Le brouhaha des spectateurs qui finissent de s'installer, le narrateur qui dresse la scène puis le rideau rouge de cette dernière, celle-là physique, qui s'ouvre. Là, dans un décor fait de collages et de juxtapositions d'éléments, comme dans un livre d'images, un corps, pendu. Quelques coups de stick et ce qu'on pensait être un cadavre tient sur ses deux jambes, avant d'être rejoint par une sorte de petit esprit au visage de petite fille, qui dotera ce corps nu d'une armure noire, et sera l'épée luisante dans ses mains.

Kamishibai et autres contes obscurs

Black Knight Sword interpelle d'emblée le joueur car son univers ne ressemble vraiment à nul autre. Inspiré du kamishibai (le bunkaru vient aussi à l'esprit avec les décors, les animations des personnages), ce titre disponible exclusivement sur XBLA et PSN possède une direction artistique vraiment très originale où des adversaires évoquent un peu certains yokai (créatures fantastiques japonaises) mais cotoient des fours micro-ondes regorgeant de coeurs (des vrais, pas ceux stylisés façon jeu vidéo), que l'on collectera pour les échanger contre une barre de vie plus grande, une armure plus solide, etc., via un globe oculaire géant pourvu de plusieurs bouches aux couleurs différentes. Oui, car cet oeil qui parle (grâce à la voix du narrateur) est très friand de l'organe pompeur de sang. Vraiment particulier, esthétiquement similaire à rien d'autre, Black Knight Sword intrigue et donne envie au joueur d'aller plus loin pour découvrir la suite.

La critique n'est pas unanime

Mais comme indiqué dans le chapeau de ce texte, Black Knight Sword, quelle que soit l'originalité de son esthétique, se revendique aussi et surtout des jeux d'action / plateforme des ères 8 et 16 bits. Ainsi, toujours sur le plan 2D imposé par ce petit théatre qui change son décor au fil de la progression, comme on passerait d'une case à une autre dans une bande dessinée, on saute, on double-saute, on file des coups d'épée, on esquive maladroitement, dans une aventure assez difficile, en fait, comme à l'époque, dans laquelle on ne dispose que de trois vies (la vie "0" compte) et où le Game Over renvoie au début du niveau.
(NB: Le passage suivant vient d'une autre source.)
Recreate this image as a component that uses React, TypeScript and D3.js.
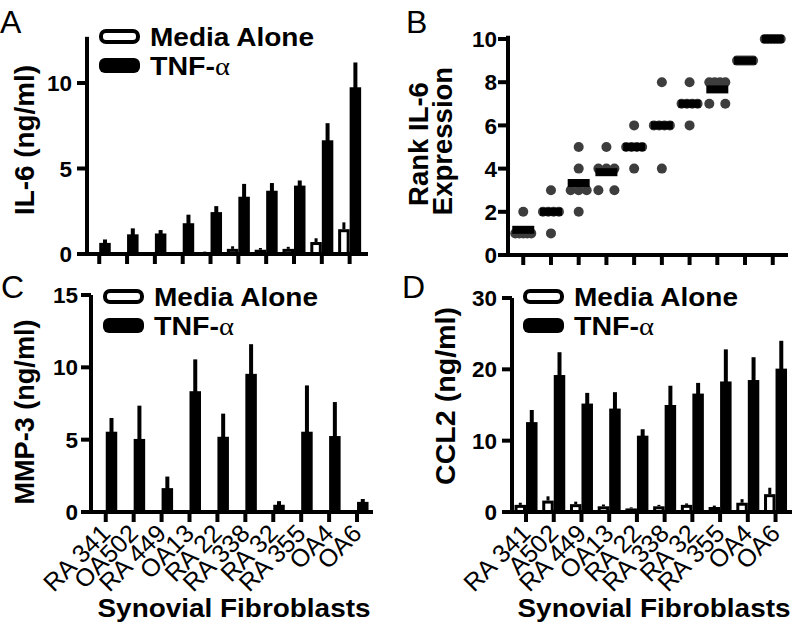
import React from "react";
import * as d3 from "d3";

// ---------- data ----------
const groupIds = ["g1", "g2", "g3", "g4", "g5", "g6", "g7", "g8", "g9", "g10"];
const labelsC = ["RA 341", "OA502", "RA 449", "OA13", "RA 22", "RA 338", "RA 32", "RA 355", "OA4", "OA6"];
const labelsD = ["RA 341", "A502", "RA 449", "OA13", "RA 22", "RA 338", "RA 32", "RA 355", "OA4", "OA6"];

const il6Media = [0.05, 0.05, 0.05, 0.05, 0.1, 0.3, 0.25, 0.3, 0.7, 1.45];
const il6MediaErr = [0.02, 0.03, 0.03, 0.03, 0.04, 0.15, 0.1, 0.12, 0.22, 0.4];
const il6Tnf = [0.65, 1.15, 1.2, 1.8, 2.45, 3.35, 3.7, 4.0, 6.65, 9.75];
const il6TnfErr = [0.2, 0.35, 0.2, 0.5, 0.35, 0.75, 0.45, 0.3, 1.0, 1.45];

const mmp3Media = [0.05, 0.03, 0.03, 0.05, 0.05, 0.05, 0.03, 0.03, 0.08, 0.05];
const mmp3MediaErr = [0.02, 0.02, 0.02, 0.02, 0.02, 0.02, 0.02, 0.02, 0.02, 0.02];
const mmp3Tnf = [5.55, 5.05, 1.65, 8.35, 5.2, 9.55, 0.5, 5.55, 5.25, 0.7];
const mmp3TnfErr = [0.95, 2.3, 0.8, 2.2, 1.6, 2.05, 0.25, 3.2, 2.35, 0.2];

const ccl2Media = [1.0, 1.6, 1.1, 0.8, 0.5, 0.8, 1.0, 0.7, 1.3, 2.5];
const ccl2MediaErr = [0.3, 0.6, 0.35, 0.25, 0.15, 0.2, 0.2, 0.2, 0.5, 0.9];
const ccl2Tnf = [12.6, 19.2, 15.2, 14.5, 10.7, 15.0, 16.6, 18.3, 18.5, 20.1];
const ccl2TnfErr = [1.7, 3.2, 1.5, 2.3, 0.9, 2.7, 1.5, 4.5, 3.2, 3.9];

const rankValues = [
  [2, 1, 1, 1, 1, 1],
  [3, 2, 2, 2, 2, 1],
  [5, 4, 3, 3, 3, 2],
  [5, 4, 4, 4, 3, 3],
  [6, 5, 5, 5, 5, 4],
  [8, 6, 6, 6, 6, 4],
  [8, 7, 7, 7, 7, 6],
  [8, 8, 8, 8, 7, 7],
  [9, 9, 9, 9, 9, 9],
  [10, 10, 10, 10, 10, 10],
];

const ticksA = [0, 5, 10];
const ticksB = [0, 2, 4, 6, 8, 10];
const ticksC = [0, 5, 10, 15];
const ticksD = [0, 10, 20, 30];

const FONT = "'Liberation Sans', Arial, Helvetica, sans-serif";

// ---------- shared pieces ----------
function YAxis({ x, y, ticks, topVal, labelGap }) {
  return (
    <g>
      <line x1={x} x2={x} y1={y(topVal)} y2={y(0) + 2} stroke="#000" strokeWidth={4} />
      {ticks.map((t) => (
        <g key={t}>
          <line x1={x - 10} x2={x} y1={y(t)} y2={y(t)} stroke="#000" strokeWidth={4} />
          <text x={x - labelGap} y={y(t)} dy="0.36em" textAnchor="end" fontFamily={FONT} fontWeight="bold" fontSize={22.5}>
            {t}
          </text>
        </g>
      ))}
    </g>
  );
}

function XAxis({ x0, x1, y0, xs }) {
  return (
    <g>
      <line x1={x0 - 2} x2={x1} y1={y0} y2={y0} stroke="#000" strokeWidth={4} />
      {xs.map((px, i) => (
        <line key={i} x1={px} x2={px} y1={y0} y2={y0 + 10} stroke="#000" strokeWidth={4} />
      ))}
    </g>
  );
}

function Legend({ x, y }) {
  return (
    <g fontFamily={FONT} fontWeight="bold">
      <rect x={x + 2} y={y + 2} width={37} height={11} rx={5} fill="#fff" stroke="#000" strokeWidth={4} />
      <text x={x + 51} y={y + 17} fontSize={25} textLength={164} lengthAdjust="spacingAndGlyphs">Media Alone</text>
      <rect x={x} y={y + 29} width={41} height={15} rx={6} fill="#000" />
      <text x={x + 51} y={y + 46} fontSize={25} textLength={80} lengthAdjust="spacingAndGlyphs">
        TNF-<tspan fontFamily="'Liberation Serif', 'DejaVu Serif', serif" fontWeight="normal">α</tspan>
      </text>
    </g>
  );
}

function BarPanel({ x0, x1, yTop, yBase, tickTop, axisTop, ticks, media, mediaErr, tnf, tnfErr, align, labelGap, legendX, legendY, title, titleX, titleY, titleLen, letter, letterX, letterY, xLabels }) {
  const x = d3.scalePoint().domain(groupIds).range([x0, x1]).padding(0.55).align(align);
  const y = d3.scaleLinear().domain([0, tickTop]).range([yBase, yTop]);
  const bw = 11.5;
  const xs = groupIds.map((g) => x(g));
  return (
    <g>
      <text x={letterX} y={letterY} fontFamily={FONT} fontSize={32}>{letter}</text>
      <text transform={`translate(${titleX},${titleY}) rotate(-90)`} textAnchor="middle" fontFamily={FONT} fontWeight="bold" fontSize={27.5} textLength={titleLen} lengthAdjust="spacingAndGlyphs">
        {title}
      </text>
      {groupIds.map((g, i) => {
        const cx = x(g);
        const mTop = y(media[i]);
        const tTop = y(tnf[i]);
        return (
          <g key={g}>
            <line x1={cx - bw / 2} x2={cx - bw / 2} y1={y(media[i] + mediaErr[i])} y2={mTop} stroke="#000" strokeWidth={3} />
            <rect x={cx - bw + 1.5} y={mTop + 1.5} width={bw - 3} height={Math.max(0, yBase - mTop - 1.5)} fill="#fff" stroke="#000" strokeWidth={3} />
            <line x1={cx + bw / 2} x2={cx + bw / 2} y1={y(tnf[i] + tnfErr[i])} y2={tTop + 2} stroke="#000" strokeWidth={4} />
            <rect x={cx} y={tTop} width={bw} height={yBase - tTop} fill="#000" />
          </g>
        );
      })}
      <YAxis x={x0} y={y} ticks={ticks} topVal={axisTop} labelGap={labelGap} />
      <XAxis x0={x0} x1={x1} y0={yBase} xs={xs} />
      <Legend x={legendX} y={legendY} />
      {xLabels &&
        xLabels.map((lab, i) => (
          <text key={i} transform={`translate(${xs[i] + 6},${yBase + 23}) rotate(-45)`} textAnchor="end" fontFamily={FONT} fontSize={25}>
            {lab}
          </text>
        ))}
      {xLabels && (
        <text x={(x0 + x1) / 2 + 2} y={617} textAnchor="middle" fontFamily={FONT} fontWeight="bold" fontSize={26} textLength={273} lengthAdjust="spacingAndGlyphs">
          Synovial Fibroblasts
        </text>
      )}
    </g>
  );
}

function RankPanel() {
  const x0 = 508, x1 = 788, yBase = 255;
  const x = d3.scalePoint().domain(groupIds).range([x0, x1]).padding(0.55).align(0.5);
  const y = d3.scaleLinear().domain([0, 10]).range([yBase, 39]);
  const xs = groupIds.map((g) => x(g));
  const pts = [];
  rankValues.forEach((vals, gi) => {
    const counts = d3.rollup(vals, (v) => v.length, (v) => v);
    counts.forEach((k, val) => {
      const spacing = k === 1 ? 0 : k === 2 ? 16 : 16 / (k - 1);
      for (let j = 0; j < k; j++) {
        pts.push({ cx: xs[gi] + (j - (k - 1) / 2) * spacing, cy: y(val), key: `${gi}-${val}-${j}` });
      }
    });
  });
  const means = rankValues.map((v) => d3.mean(v));
  return (
    <g>
      <text x={406} y={33} fontFamily={FONT} fontSize={32}>B</text>
      <text transform={`translate(428,144) rotate(-90)`} textAnchor="middle" fontFamily={FONT} fontWeight="bold" fontSize={27.5}>Rank IL-6</text>
      <text transform={`translate(452,141) rotate(-90)`} textAnchor="middle" fontFamily={FONT} fontWeight="bold" fontSize={27.5}>Expression</text>
      {pts.map((p) => (
        <circle key={p.key} cx={p.cx} cy={p.cy} r={5} fill="#3d3d3d" />
      ))}
      {means.map((m, i) => (
        <rect key={i} x={xs[i] - 11} y={y(m) - 4} width={22} height={8} fill="#000" />
      ))}
      <YAxis x={x0} y={y} ticks={ticksB} topVal={10.15} labelGap={11} />
      <XAxis x0={x0} x1={x1} y0={yBase} xs={xs} />
    </g>
  );
}

export default function App() {
  return (
    <svg width={796} height={630} style={{ position: "absolute", left: 0, top: 0, background: "#fff" }}>
      <rect width={796} height={630} fill="#fff" />
      <BarPanel
        x0={87} x1={368} yTop={83} yBase={254} tickTop={10} axisTop={12.7} ticks={ticksA}
        media={il6Media} mediaErr={il6MediaErr} tnf={il6Tnf} tnfErr={il6TnfErr}
        align={0.4} labelGap={15} legendX={99} legendY={29}
        title="IL-6 (ng/ml)" titleX={34} titleY={140} titleLen={150}
        letter="A" letterX={0} letterY={33}
      />
      <RankPanel />
      <BarPanel
        x0={91} x1={373} yTop={295} yBase={512} tickTop={15} axisTop={15} ticks={ticksC}
        media={mmp3Media} mediaErr={mmp3MediaErr} tnf={mmp3Tnf} tnfErr={mmp3TnfErr}
        align={0.48} labelGap={13} legendX={103} legendY={289}
        title="MMP-3 (ng/ml)" titleX={34} titleY={412} titleLen={185}
        letter="C" letterX={1} letterY={298} xLabels={labelsC}
      />
      <BarPanel
        x0={512} x1={792} yTop={298} yBase={512} tickTop={30} axisTop={30} ticks={ticksD}
        media={ccl2Media} mediaErr={ccl2MediaErr} tnf={ccl2Tnf} tnfErr={ccl2TnfErr}
        align={0.46} labelGap={15} legendX={523} legendY={289}
        title="CCL2 (ng/ml)" titleX={455} titleY={396} titleLen={178}
        letter="D" letterX={402} letterY={298} xLabels={labelsD}
      />
    </svg>
  );
}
Niveaux qui sont relativement larges. Et c'est là que s'effrite malheureusement peu à peu l'envie initiale que l'on avait d'aller le plus loin possible pour découvrir ce monde torturé. Le jeu se termine en trois, voire quatre heures et à la fin, le sentiment que Black Knight Sword restera un titre anecdotique domine sans équivoque. Je crois que l'hommage rétro ne fonctionne vraiment que quand on réinvente habilement des mécaniques du passé pour les honorer, car sinon, on tombe dans la facilité d'utiliser des mécaniques désuettes et usées. D'autant plus que non, Black Knight Sword n'a pas la frénésie, la pêche, l'intelligence de game design et de conception des environnements d'un Ghost'n Goblins. Se créé alors un décalage entre l'ambition visuelle du titre et celle de son gameplay assez cruel. Cette belle chose étrange semble en effet un peu creuse et plutôt que d'y voir un quelconque hommage, c'est le sentiment d'un gameplay pas au niveau et très peu inspiré qui domine.
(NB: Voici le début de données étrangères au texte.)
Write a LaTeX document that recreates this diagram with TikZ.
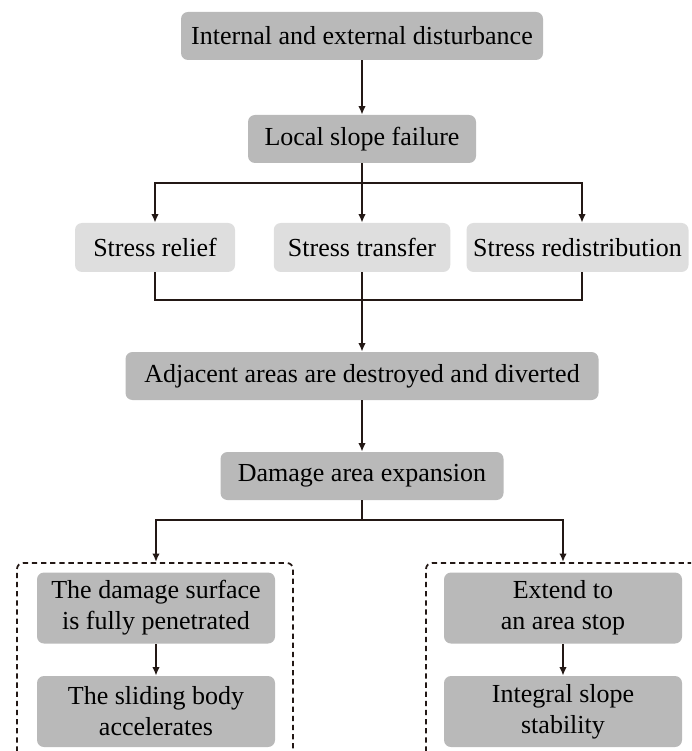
\documentclass[tikz,border=0pt]{standalone}
\usepackage{fontspec}
\setmainfont{Liberation Serif}
\usepackage{tikz}
\usetikzlibrary{arrows.meta,positioning,calc}
\usepackage{xcolor}
\definecolor{boxdark}{HTML}{B9B9B9}
\definecolor{boxlight}{HTML}{DEDEDE}
\definecolor{inkline}{HTML}{231815}

\begin{document}
\begin{tikzpicture}[
    font=\fontsize{14.8}{17.6}\selectfont,
    every node/.style={align=center, inner sep=2pt, rounded corners=0.14cm},
    darkbox/.style={fill=boxdark, minimum height=0.96cm},
    lightbox/.style={fill=boxlight, minimum height=0.98cm},
    tallbox/.style={fill=boxdark, minimum width=4.76cm, minimum height=1.42cm},
    link/.style={draw=inkline, line width=1.1pt},
    arr/.style={link, -{Latex[length=0.17cm, width=0.15cm]}},
    group/.style={draw=inkline, line width=1pt, dash pattern=on 3pt off 2.2pt, rounded corners=0.12cm}
  ]
    \useasboundingbox (0,0) rectangle (13.82,-15.02);
    \clip (0,0) rectangle (13.82,-15.02);
    % main chain
    \node[darkbox, minimum width=7.24cm] (dist) at (7.24,-0.72) {Internal and external disturbance};
    \node[darkbox, minimum width=4.56cm] (lsf) at (7.24,-2.78) {Local slope failure};
    \node[lightbox, minimum width=3.20cm] (relief) at (3.10,-4.95) {Stress relief};
    \node[lightbox, minimum width=3.53cm] (transfer) at (7.24,-4.95) {Stress transfer};
    \node[lightbox, minimum width=4.44cm] (redist) at (11.55,-4.95) {Stress redistribution};
    \node[darkbox, minimum width=9.46cm] (adj) at (7.24,-7.52) {Adjacent areas are destroyed and diverted};
    \node[darkbox, minimum width=5.66cm] (dae) at (7.24,-9.52) {Damage area expansion};
    % two outcomes
    \draw[group] (0.34,-15.4) |- (5.86,-11.26) -- (5.86,-15.4);
    \draw[group] (8.52,-15.4) |- (14.3,-11.26);
    \node[tallbox] (pen) at (3.12,-12.16) {The damage surface\\is fully penetrated};
    \node[tallbox] (acc) at (3.12,-14.23) {The sliding body\\accelerates};
    \node[tallbox] (stop) at (11.26,-12.16) {Extend to\\an area stop};
    \node[tallbox] (stab) at (11.26,-14.23) {Integral slope\\stability};
    \coordinate (split) at (7.24,-3.66);
    \coordinate (merge) at (7.24,-6.00);
    \coordinate (fork) at (7.24,-10.40);
    \coordinate (lgrp) at (3.12,-11.24);
    \coordinate (rgrp) at (11.26,-11.24);
    % connectors
    \draw[arr] (dist) -- (lsf);
    \draw[link] (lsf.south) -- (split);
    \draw[arr] (split) -| (relief.north);
    \draw[arr] (split) -- (transfer.north);
    \draw[arr] (split) -| ([xshift=0.09cm]redist.north);
    \draw[link] (relief.south) |- (merge);
    \draw[link] ([xshift=0.09cm]redist.south) |- (merge);
    \draw[arr] (transfer.south) -- (adj.north);
    \draw[arr] (adj) -- (dae);
    \draw[link] (dae.south) -- (fork);
    \draw[arr] (fork) -| (lgrp);
    \draw[arr] (fork) -| (rgrp);
    \draw[arr] (pen) -- (acc);
    \draw[arr] (stop) -- (stab);
  \end{tikzpicture}
\end{document}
Peut-être certains trouveront-ils dans Black Knight Sword un plaisir rétro, avec ces sauts, ces double sauts, ces vies limitées. Pour ma part, je ne retiendrai de ce titre que son esthétique comparable à nulle autre, la vraie raison qui fait que l'on s'efforce à composer avec un level design pas vraiment folichon. A vous de voir le verre à moitié plein ou à moitié vide, pour accorder mes étoiles, j'ai choisi la première solution.